HMR: It was my personal favorite track on that tribute album. I was wanting more at that point from the band. Being from the U.S., What do you think would be key to try to break into the U.S. market? It’s a tough one to get into, but with your sound I would think it would be possible.
MK: I think that the key to break in the States is massive airplay on the radio. I think that especially all the college radio stations are a good starting place to get established in USA. I think that a college tour might also do the trick.

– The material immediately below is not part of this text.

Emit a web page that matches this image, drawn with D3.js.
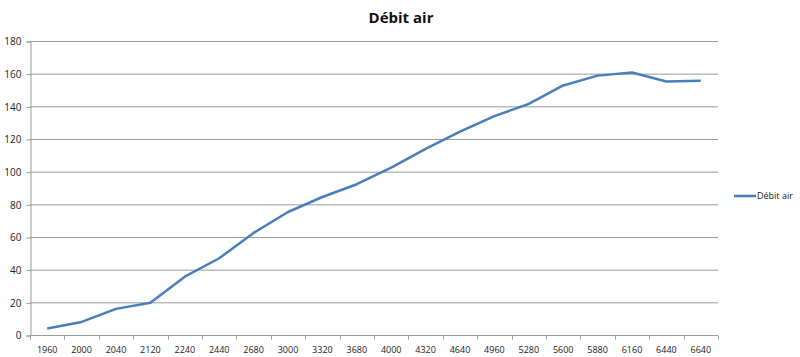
<!DOCTYPE html>
<html>
<head>
<meta charset="utf-8">
<script src="https://cdn.jsdelivr.net/npm/d3@7"></script>
<style>
  body { margin: 0; background: #fff; }
  text { font-family: "Open Sans", "DejaVu Sans", sans-serif; }
</style>
</head>
<body>
<div id="chart"></div>
<script>
var width = 800;
var height = 357;

var regimes = ["1960", "2000", "2040", "2120", "2240", "2440", "2680", "3000", "3320", "3680",
               "4000", "4320", "4640", "4960", "5280", "5600", "5880", "6160", "6440", "6640"];
var debitAir = [4, 8, 16, 19.7, 35.7, 47, 62.5, 75.3, 84.5, 92.3,
                102.5, 114, 124.5, 134, 141.5, 152.8, 158.8, 160.7, 155.2, 155.7];
var yTicks = [0, 20, 40, 60, 80, 100, 120, 140, 160, 180];
var seriesName = "Débit air";

var margin = {left: 30, right: 82, top: 41, bottom: 22};
var grey = "#9a9a9a";

var svg = d3.select("#chart")
    .append("svg")
    .attr("width", width)
    .attr("height", height);

var x = d3.scaleBand()
    .domain(regimes)
    .range([margin.left, width - margin.right]);

var y = d3.scaleLinear()
    .domain([0, 180])
    .range([height - margin.bottom, margin.top]);

// grid
svg.append("g")
    .selectAll("line")
    .data(yTicks.slice(1))
    .enter().append("line")
    .attr("x1", margin.left)
    .attr("x2", width - margin.right)
    .attr("y1", function(d){ return y(d) + 0.5; })
    .attr("y2", function(d){ return y(d) + 0.5; })
    .style("stroke", grey)
    .style("stroke-width", 1);

// y axis
var yAxis = svg.append("g")
    .attr("transform", "translate(" + (margin.left + 0.5) + ",0.5)")
    .call(d3.axisLeft(y).tickValues(yTicks).tickSize(4).tickPadding(5));
yAxis.selectAll("path, line").style("stroke", grey);
yAxis.selectAll("text").style("font-size", "10px").style("fill", "#222");

// x axis, ticks between categories
var xg = svg.append("g")
    .attr("transform", "translate(0," + (y(0) + 0.5) + ")");
xg.append("line")
    .attr("x1", margin.left)
    .attr("x2", width - margin.right)
    .style("stroke", grey);
xg.selectAll("line.tk")
    .data(regimes.concat(["end"]))
    .enter().append("line")
    .attr("class", "tk")
    .attr("x1", function(d, i){ return Math.round(margin.left + i * x.step()) + 0.5; })
    .attr("x2", function(d, i){ return Math.round(margin.left + i * x.step()) + 0.5; })
    .attr("y1", 0)
    .attr("y2", 4)
    .style("stroke", grey);
xg.selectAll("text")
    .data(regimes)
    .enter().append("text")
    .attr("x", function(d){ return x(d) + x.bandwidth() / 2; })
    .attr("y", 17)
    .attr("text-anchor", "middle")
    .style("font-size", "9px")
    .style("fill", "#222")
    .text(function(d){ return d; });

// line
var line = d3.line()
    .x(function(d, i){ return x(regimes[i]) + x.bandwidth() / 2; })
    .y(function(d){ return y(d); });

svg.append("path")
    .datum(debitAir)
    .attr("d", line)
    .style("fill", "none")
    .style("stroke", "#4a7ebb")
    .style("stroke-width", 2.5)
    .style("stroke-linejoin", "round");

// title
svg.append("text")
    .attr("x", 401)
    .attr("y", 23)
    .attr("text-anchor", "middle")
    .style("font-size", "15px")
    .style("font-weight", "bold")
    .style("fill", "#111")
    .text(seriesName);

// legend
var lg = svg.append("g").attr("transform", "translate(734,196)");
lg.append("line")
    .attr("x1", 0)
    .attr("x2", 22)
    .style("stroke", "#4a7ebb")
    .style("stroke-width", 2.5);
lg.append("text")
    .attr("x", 23)
    .attr("y", 3)
    .style("font-size", "9px")
    .style("fill", "#222")
    .text(seriesName);
</script>
</body>
</html>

HMR: So what are ya waiting for? (laughing). Radio really is the key here. That is also one of the toughest areas to conquer so your point about College radio is very valid. The stations can be a bit more experimental and some more unknown bands can see the light of day. Maybe a good starting point for Mister Kite because we would love to have you over here for a tour! Where is the bands favorite place to play live? And why?
MK: Well I don’t really know… any place that has a great audience I guess! I know that the other guys were really pleased with playing the Headway Festival, but unfortunately I wasn’t able to play that show due to illness. By the way I really enjoyed opening for DIO in Oslo when we supported him in 2002 – that was a fabulous concert!
HMR: I'll bet. Dio is a genius. I have seen him once or twice. I'd bet he liked your band as well. He has packed some great openers on tour with him through the ages. Well, in closing, Any parting thoughts you would like to leave with your fans?
MK: I would like to thank everybody that’s been supporting us, bought our CD’s and attended our shows – you are the best and we love you all!
And I would of course like to thank you Dave as well for showing interest in Mister Kite and for your great review!
HMR: Thanks Magnus! The support will continue because I love your music and believe in what you are doing. Great job and stay in touch!